The report recommends statutory changes that would allow the Department of Transportation to set occupancy lease rates for private utility use of its right-of-ways. It is recommended that those occupancy leases follow the key principles and include finite terms and per-unit measures. The report recommends a minimum annual occupancy fee of $1.20 per linear foot for fiber optics in an existing conduit and $0.15 per square foot for all other leases of transportation corridors.
Shifting its focus away from linear corridor leases, the recommendations for nominal fee and publicly bid leases are aimed at updating the inventory of leases, seeking new leasing opportunities, and directing revenues from these leases back to the managing agencies. The report advocates the continuation of nominal fee and publicly bid leases that are consistent with the mission of the managing agency. Properties managed by the Economic Development Authority and State Agriculture Development Committee are referenced without the need for change. The report’s recommendations for these leases focus on ensuring adequate funding to offset the administrative cost of the program.

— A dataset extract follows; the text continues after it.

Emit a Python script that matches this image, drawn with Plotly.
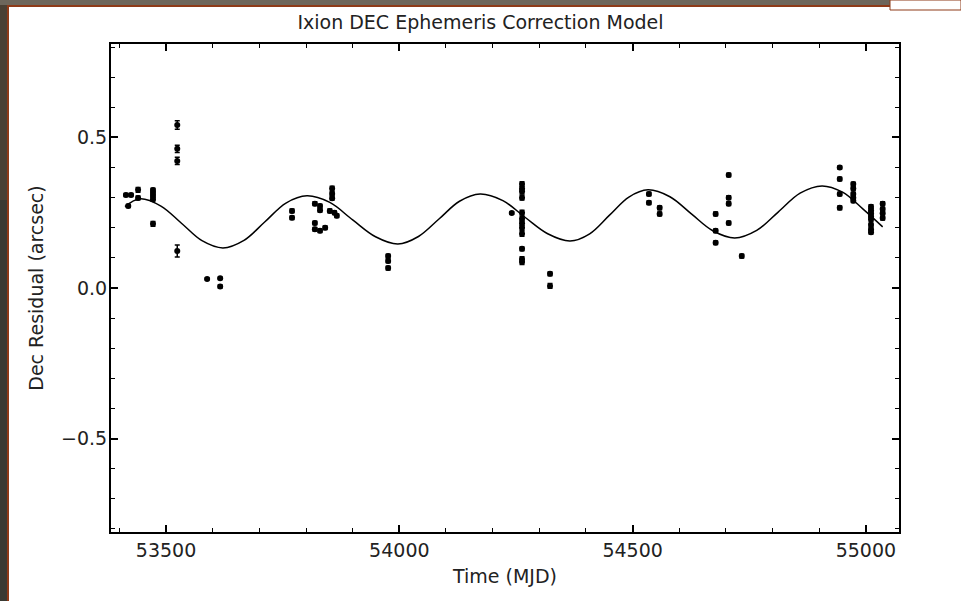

For telecommunications towers and antennae, the report advocates the adoption of a consistent pricing methodology. Other agencies are urged to adopt the guidelines established by the Department of Treasury. The report recommends that approach should be updated based on periodic review of market conditions and at the renewal of each lease. The report also advocates exploring ways to maximize the value of current and future leases of this type.
With regard to leases for shellfish growing and harvesting, the report recommends an economic and environmental cost/benefit analysis of the industry in New Jersey. At a minimum, the report recommends increasing lease rates and directing the revenue back to the managing agency. The report indicates that current rates are not sufficient to support the program.
In addition, the report provides guidance on appraisals. The report recommends an adjustment for the intended private use of the public land, rather than valuing the land based upon its public use. The report also favorably notes the training available for appraisers working in the area of preserved farmland and advocates similar training for corridor valuation as well as preserved State parkland and wildlife areas. This guidance is intended to ensure fair compensation for the taxpayers.
The report concludes with reference to general guiding principles regarding additional mitigation for environmental damage and inter-agency coordination, which will be the subject of a separate report that discusses those principles more completely at a later date.
The foregoing discussion represents the policy recommendations of the inter-agency panel convened for the purpose of evaluating the State’s leasing programs. Some of these policies have been implemented already. Implementation of other policies will require agency action or legislation. The report includes an appendix listing the legislative, regulatory, and policy actions necessary to implement the recommendations.